Everything from the line containing "Output the Python" to the line containing "import plotly.graph_objects as go", both lines included, must be copied exactly; nothing else should be.

→ Raw data
────────────────────────────────────────
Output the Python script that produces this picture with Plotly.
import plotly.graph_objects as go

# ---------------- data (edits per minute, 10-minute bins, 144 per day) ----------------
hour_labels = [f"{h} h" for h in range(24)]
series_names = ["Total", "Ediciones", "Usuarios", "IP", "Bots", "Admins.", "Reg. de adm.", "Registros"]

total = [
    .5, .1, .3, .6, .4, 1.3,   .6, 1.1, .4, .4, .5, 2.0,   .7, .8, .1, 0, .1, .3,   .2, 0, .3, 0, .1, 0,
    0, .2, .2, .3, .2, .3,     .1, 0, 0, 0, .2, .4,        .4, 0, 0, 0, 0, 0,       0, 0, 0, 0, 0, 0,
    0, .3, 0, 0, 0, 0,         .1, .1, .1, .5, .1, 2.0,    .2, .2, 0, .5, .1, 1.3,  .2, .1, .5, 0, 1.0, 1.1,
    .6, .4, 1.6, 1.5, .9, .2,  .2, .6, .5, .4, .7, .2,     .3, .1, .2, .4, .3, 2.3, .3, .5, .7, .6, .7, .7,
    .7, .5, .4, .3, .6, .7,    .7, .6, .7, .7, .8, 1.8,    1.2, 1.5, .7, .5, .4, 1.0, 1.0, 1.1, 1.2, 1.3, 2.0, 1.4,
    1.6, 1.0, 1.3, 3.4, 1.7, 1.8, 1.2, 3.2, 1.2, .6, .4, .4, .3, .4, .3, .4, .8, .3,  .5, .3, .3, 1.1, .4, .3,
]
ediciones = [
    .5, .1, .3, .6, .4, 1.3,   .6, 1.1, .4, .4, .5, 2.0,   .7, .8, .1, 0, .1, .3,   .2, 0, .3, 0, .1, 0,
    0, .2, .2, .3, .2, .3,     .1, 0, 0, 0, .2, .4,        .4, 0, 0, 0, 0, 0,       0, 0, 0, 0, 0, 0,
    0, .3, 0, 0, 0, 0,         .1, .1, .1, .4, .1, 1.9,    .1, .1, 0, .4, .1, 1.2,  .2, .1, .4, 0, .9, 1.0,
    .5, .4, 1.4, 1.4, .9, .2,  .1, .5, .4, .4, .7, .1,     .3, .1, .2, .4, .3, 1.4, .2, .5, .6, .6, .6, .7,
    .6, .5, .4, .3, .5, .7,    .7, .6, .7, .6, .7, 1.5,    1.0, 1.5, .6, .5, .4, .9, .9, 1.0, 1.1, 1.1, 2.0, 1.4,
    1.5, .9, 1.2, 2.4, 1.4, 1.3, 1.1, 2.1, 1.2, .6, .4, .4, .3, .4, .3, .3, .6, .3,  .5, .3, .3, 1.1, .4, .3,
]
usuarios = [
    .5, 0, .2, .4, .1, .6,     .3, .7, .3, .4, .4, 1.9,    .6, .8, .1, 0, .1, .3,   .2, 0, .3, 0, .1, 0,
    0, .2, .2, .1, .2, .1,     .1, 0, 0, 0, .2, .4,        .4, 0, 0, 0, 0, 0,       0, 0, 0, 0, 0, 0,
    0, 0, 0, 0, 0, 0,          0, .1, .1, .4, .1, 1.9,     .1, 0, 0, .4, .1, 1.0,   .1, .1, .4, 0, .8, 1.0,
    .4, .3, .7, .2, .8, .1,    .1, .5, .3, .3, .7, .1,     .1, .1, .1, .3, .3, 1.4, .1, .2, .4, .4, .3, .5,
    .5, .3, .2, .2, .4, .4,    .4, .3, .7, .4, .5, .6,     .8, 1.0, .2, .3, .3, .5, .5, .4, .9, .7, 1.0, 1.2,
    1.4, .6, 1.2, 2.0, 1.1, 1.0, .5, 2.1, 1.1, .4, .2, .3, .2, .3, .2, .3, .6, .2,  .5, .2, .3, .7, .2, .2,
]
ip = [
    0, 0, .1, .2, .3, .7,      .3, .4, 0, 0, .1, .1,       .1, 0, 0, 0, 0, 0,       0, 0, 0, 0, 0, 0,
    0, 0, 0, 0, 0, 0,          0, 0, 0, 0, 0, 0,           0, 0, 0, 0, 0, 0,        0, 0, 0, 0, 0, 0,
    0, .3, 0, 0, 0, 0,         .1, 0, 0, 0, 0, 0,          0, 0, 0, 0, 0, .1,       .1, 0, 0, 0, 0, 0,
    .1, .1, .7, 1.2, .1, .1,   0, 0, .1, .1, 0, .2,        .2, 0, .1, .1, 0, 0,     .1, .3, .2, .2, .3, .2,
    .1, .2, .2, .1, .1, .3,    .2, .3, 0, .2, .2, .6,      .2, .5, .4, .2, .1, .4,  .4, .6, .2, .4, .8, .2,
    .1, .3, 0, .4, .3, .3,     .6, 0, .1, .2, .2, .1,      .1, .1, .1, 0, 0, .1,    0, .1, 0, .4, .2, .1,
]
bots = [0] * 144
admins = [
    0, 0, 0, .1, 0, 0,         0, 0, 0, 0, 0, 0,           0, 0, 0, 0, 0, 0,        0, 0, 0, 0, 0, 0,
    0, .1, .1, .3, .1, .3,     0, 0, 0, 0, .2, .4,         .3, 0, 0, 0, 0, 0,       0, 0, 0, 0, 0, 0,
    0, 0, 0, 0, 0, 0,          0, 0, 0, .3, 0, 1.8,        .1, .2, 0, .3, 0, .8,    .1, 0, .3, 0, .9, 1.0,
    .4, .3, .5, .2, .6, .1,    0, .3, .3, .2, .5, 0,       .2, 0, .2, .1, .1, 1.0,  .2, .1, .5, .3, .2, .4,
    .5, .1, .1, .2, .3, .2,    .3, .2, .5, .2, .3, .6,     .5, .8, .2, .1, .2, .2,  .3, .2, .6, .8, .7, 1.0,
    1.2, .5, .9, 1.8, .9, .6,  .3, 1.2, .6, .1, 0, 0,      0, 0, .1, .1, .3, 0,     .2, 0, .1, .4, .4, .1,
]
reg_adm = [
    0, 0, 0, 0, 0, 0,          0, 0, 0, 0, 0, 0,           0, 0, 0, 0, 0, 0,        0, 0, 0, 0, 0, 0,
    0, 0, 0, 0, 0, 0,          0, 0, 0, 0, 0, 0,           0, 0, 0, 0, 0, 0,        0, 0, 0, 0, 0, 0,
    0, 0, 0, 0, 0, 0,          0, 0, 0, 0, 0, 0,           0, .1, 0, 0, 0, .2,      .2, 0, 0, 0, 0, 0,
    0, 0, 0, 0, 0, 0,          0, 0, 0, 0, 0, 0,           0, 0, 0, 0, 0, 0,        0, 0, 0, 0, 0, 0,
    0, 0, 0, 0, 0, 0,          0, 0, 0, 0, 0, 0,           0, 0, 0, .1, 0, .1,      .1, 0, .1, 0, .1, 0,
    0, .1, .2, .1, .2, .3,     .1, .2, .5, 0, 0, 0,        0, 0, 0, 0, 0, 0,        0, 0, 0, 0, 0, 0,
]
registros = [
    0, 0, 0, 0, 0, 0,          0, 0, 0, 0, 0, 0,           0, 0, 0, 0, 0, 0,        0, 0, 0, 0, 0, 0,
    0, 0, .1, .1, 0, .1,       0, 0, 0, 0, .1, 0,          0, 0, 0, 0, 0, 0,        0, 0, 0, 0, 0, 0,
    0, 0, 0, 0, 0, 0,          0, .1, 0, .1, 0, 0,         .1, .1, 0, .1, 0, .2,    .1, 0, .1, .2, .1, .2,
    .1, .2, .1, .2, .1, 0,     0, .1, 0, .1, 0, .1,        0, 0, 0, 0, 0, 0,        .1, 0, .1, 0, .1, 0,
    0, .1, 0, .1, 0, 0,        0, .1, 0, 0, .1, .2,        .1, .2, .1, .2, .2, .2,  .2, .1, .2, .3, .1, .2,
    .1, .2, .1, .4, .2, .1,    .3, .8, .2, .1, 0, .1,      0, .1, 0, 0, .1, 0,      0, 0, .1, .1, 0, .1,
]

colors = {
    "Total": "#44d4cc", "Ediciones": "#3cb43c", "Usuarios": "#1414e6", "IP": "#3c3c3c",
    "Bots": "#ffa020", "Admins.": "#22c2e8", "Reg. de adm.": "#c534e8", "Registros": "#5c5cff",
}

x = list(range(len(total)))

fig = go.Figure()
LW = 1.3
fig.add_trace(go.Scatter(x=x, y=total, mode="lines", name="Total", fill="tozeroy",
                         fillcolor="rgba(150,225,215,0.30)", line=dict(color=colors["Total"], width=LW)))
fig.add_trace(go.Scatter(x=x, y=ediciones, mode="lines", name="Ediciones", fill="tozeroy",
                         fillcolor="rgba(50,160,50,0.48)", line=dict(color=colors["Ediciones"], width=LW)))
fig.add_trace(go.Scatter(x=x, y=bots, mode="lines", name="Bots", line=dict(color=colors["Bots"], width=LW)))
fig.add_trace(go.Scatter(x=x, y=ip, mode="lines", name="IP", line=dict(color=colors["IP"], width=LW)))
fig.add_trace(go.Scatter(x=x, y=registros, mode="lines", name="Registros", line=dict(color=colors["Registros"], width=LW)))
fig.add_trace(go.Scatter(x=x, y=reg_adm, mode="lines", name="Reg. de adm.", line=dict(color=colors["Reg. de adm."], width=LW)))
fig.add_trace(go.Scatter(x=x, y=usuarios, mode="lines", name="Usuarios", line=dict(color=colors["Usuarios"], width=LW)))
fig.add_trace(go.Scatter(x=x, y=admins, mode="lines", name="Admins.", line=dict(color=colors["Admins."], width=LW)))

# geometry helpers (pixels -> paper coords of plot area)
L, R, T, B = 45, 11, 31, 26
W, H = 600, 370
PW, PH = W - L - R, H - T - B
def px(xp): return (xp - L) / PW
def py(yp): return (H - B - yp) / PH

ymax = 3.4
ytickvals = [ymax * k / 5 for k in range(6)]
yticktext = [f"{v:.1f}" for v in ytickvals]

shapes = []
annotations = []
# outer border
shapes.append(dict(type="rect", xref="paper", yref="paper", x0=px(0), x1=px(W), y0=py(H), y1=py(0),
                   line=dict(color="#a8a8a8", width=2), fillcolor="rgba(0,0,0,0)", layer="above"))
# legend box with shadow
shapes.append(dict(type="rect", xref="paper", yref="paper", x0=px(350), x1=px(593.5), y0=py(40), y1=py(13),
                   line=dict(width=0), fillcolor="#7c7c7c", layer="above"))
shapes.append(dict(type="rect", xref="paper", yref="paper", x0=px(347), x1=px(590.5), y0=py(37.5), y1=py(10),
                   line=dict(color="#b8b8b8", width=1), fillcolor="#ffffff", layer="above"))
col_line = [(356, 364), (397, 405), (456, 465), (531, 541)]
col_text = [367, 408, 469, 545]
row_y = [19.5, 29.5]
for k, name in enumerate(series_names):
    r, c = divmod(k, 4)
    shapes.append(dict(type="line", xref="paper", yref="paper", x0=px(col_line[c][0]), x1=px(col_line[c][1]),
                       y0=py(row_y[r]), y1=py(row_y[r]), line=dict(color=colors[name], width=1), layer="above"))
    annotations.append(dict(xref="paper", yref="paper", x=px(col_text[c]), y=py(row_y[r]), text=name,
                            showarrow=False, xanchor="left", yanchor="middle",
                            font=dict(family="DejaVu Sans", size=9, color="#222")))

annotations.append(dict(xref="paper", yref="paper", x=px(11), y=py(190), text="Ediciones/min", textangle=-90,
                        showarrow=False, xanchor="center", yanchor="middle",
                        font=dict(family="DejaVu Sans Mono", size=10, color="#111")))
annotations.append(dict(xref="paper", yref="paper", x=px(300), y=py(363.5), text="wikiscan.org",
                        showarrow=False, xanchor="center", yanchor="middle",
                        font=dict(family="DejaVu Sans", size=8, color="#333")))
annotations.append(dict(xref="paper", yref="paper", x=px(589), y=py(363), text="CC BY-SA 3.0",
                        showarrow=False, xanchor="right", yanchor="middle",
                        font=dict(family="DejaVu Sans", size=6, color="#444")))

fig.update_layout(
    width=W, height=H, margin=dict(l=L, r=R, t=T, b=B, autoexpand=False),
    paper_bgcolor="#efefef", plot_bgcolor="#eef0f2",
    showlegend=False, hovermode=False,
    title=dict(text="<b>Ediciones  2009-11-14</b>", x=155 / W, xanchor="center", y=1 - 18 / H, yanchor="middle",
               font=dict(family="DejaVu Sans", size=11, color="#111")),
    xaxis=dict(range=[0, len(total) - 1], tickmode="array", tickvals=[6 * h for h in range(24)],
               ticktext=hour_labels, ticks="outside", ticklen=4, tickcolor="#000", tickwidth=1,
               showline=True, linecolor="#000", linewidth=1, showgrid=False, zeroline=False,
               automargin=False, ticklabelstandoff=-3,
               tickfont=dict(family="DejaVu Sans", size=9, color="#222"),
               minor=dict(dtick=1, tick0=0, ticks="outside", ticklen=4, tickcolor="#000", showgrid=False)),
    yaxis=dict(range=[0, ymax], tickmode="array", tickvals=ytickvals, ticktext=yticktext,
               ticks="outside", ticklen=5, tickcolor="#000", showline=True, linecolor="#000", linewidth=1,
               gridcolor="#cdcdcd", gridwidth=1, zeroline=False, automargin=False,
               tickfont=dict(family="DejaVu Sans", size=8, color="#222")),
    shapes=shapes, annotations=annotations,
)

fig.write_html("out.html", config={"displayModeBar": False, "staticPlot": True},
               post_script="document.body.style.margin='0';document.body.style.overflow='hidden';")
────────────────────────────────────────
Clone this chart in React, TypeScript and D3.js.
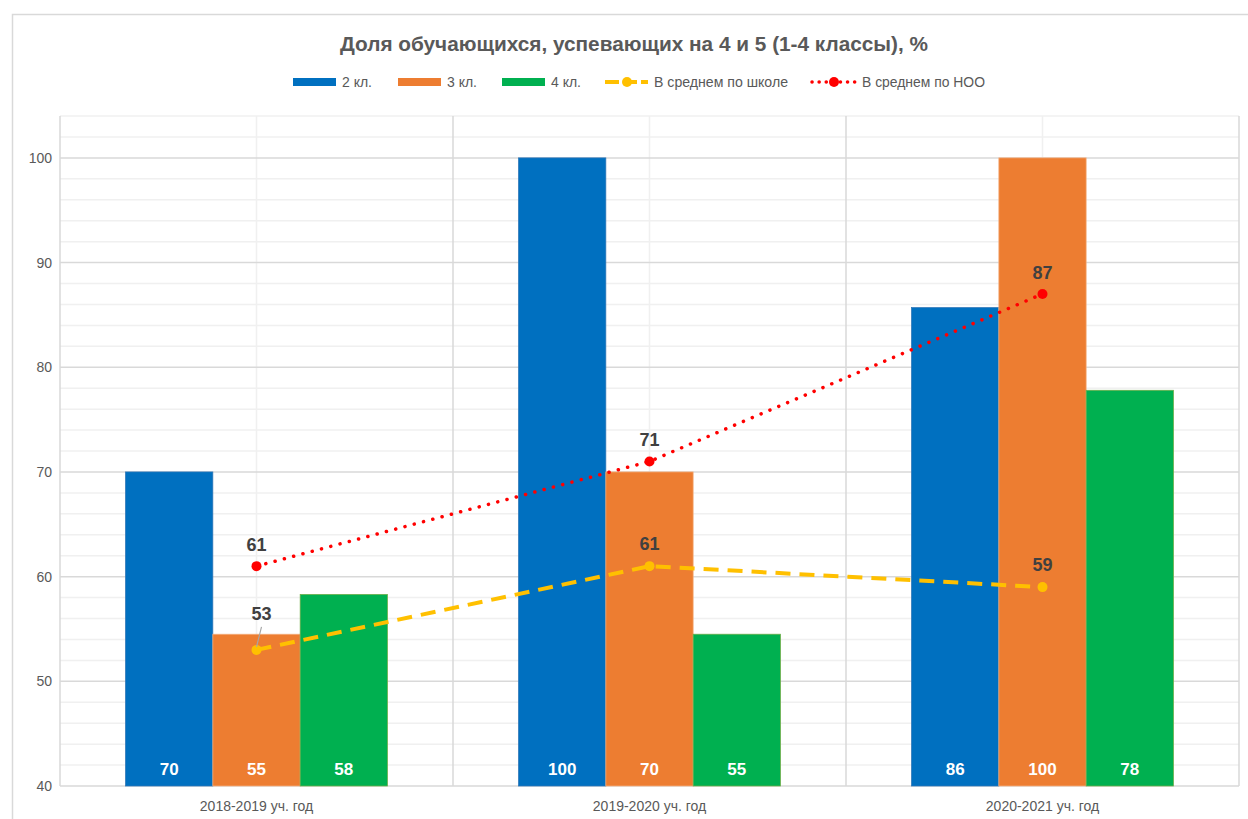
────────────────────────────────────────
→ Written response
Output the Python script that produces this picture with Plotly.
import plotly.graph_objects as go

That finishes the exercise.